Does your partner need near-constant attention or validation? Do they criticize you for seemingly no reason but fly into a rage if you criticize them? If this sounds familiar, you may have to find ways of dealing with narcissists effectively because you just might be in a relationship with one.
Often, partners of narcissists fall into the role of the enabler, someone who reinforces the narcissist’s behavior either by defending them or tolerating the behavior to avoid conflict.
Some behaviors of an enabler include:
- Accepting your partner’s version of reality, without question
- Not standing up for yourself when your partner is abusive
- Defending or rationalizing your partner’s behavior to others
- Blaming yourself for your partner’s behavior
- Believing the abusive dynamics of your relationship are normal
Having a relationship with someone who is narcissistic or has a diagnosed narcissistic personality disorder (NPD) can be a challenge, but creating clear boundaries can help both of you. Read on to learn more about narcissism and how to stop enabling a narcissist.
What is Narcissistic Personality Disorder?
You may already be familiar with the general term “narcissist.” Often narcissism is a synonym for being self-obsessed but it is also a diagnosable personality disorder.
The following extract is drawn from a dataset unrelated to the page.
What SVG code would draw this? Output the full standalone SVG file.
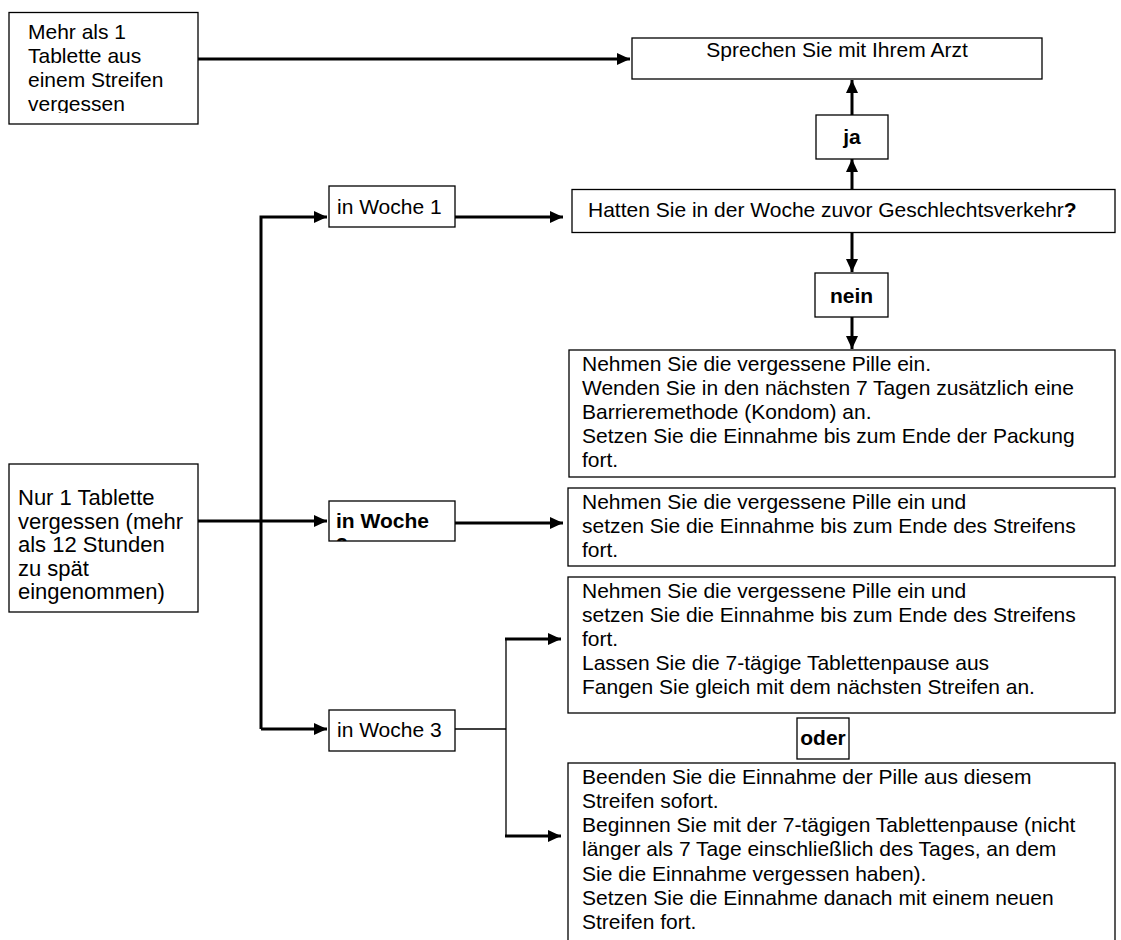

Keep in mind that someone with narcissistic qualities does not automatically have this disorder.
The DSM-5 (Diagnostic and Statistical Manual of Mental Disorders, Fifth Edition) states that a person with NPD often exhibits a mix of the following traits:
- A grand sense of self-importance
- A preoccupation with fantasies of power, success, beauty, brilliance, or ideal love
- The belief that they are unique and should only associate with or be understood by other special people or organizations
- A consistent need for admiration
- A sense of entitlement
- Envy of others or the belief that others are jealous of them
- Arrogant behaviors and attitudes
- Exploitive interpersonal behavior
- Lack of empathy
Don’t attempt to diagnose anyone yourself unless you are a trained professional. If you are concerned about the mental health of someone you love, encourage them to seek professional help. Further, if your relationship is unhealthy or dangerous, seek help from a healthcare professional, family, or friends to work on distancing yourself from the toxic person.
Start with compassion
When you’re in a relationship with a narcissistic person, it’s not always easy to feel sympathy for them. One of the most common myths about narcissism is that it comes from having extremely high self-esteem, but the opposite is true. Most experts believe narcissism stems from fear and insecurity. Narcissism looks different in different people, so be careful not to assume the other person’s thoughts and feelings. This term isn’t a catch-all for all selfish acts, and it’s important that you both have the space to speak and be heard.
Being compassionate doesn’t mean that you should tolerate or enable this behavior, but it may help you handle the situation more calmly and respectfully. However, if someone is continually hurting you, emotionally or physically, exit the situation as safely as possible and seek help.
Don’t let them take advantage of you
Narcissistic people are incredibly good at getting what they want. In your relationship, they may expect you to focus on their needs and ignore your own. Remember, you have the right to say no and assert yourself, and you should exercise that right!
It can be helpful to have a few phrases prepared, so you don’t get flustered or coerced into silence or passivity. This can be especially helpful if you often find yourself in circumstances where you say yes only because you’re unsure how to say no. Work on integrating phrases like, “I’ll think about it,” “I’ll let you know when I’m available,” or “I need __.”
Make yourself a priority
Centering yourself can be difficult in these situations, but it helps you create and manage boundaries to ensure your wellbeing is a priority. Sometimes, being in a relationship with someone who has NPD (or someone who exhibits traits of narcissism) can feel like a one-way street. You must learn the stop giving so much, as this only enables their selfishness more. People with NPD often think highly of themselves, and they expect others to do the same, placing their immediate needs above yours.
Instead, set a boundary for how much you’re able to give to your partner, set aside time to focus on yourself, and make decisions based on what’s in your best interest, not your partner’s.
Seek professional help
Sometimes you need an objective third party to help you see your relationship clearly. If you’re struggling with your relationship, talking to a therapist can help you gain some clarity. You may benefit from couple’s therapy, but one-on-one sessions are crucial, especially if you are in a relationship with someone who tends to dominate the conversation. Your therapist can assist you in setting healthy boundaries so you can stop enabling your partner and your relationship can flourish.
Being in a relationship with someone who has a narcissistic personality disorder can be a challenge. It’s far too easy to become an enabler, allowing your partner’s behavior to go unchecked at the expense of yourself and your relationship. But it doesn’t have to be this way—by asserting your needs and setting healthy boundaries, you can transform your relationship so it serves both of you.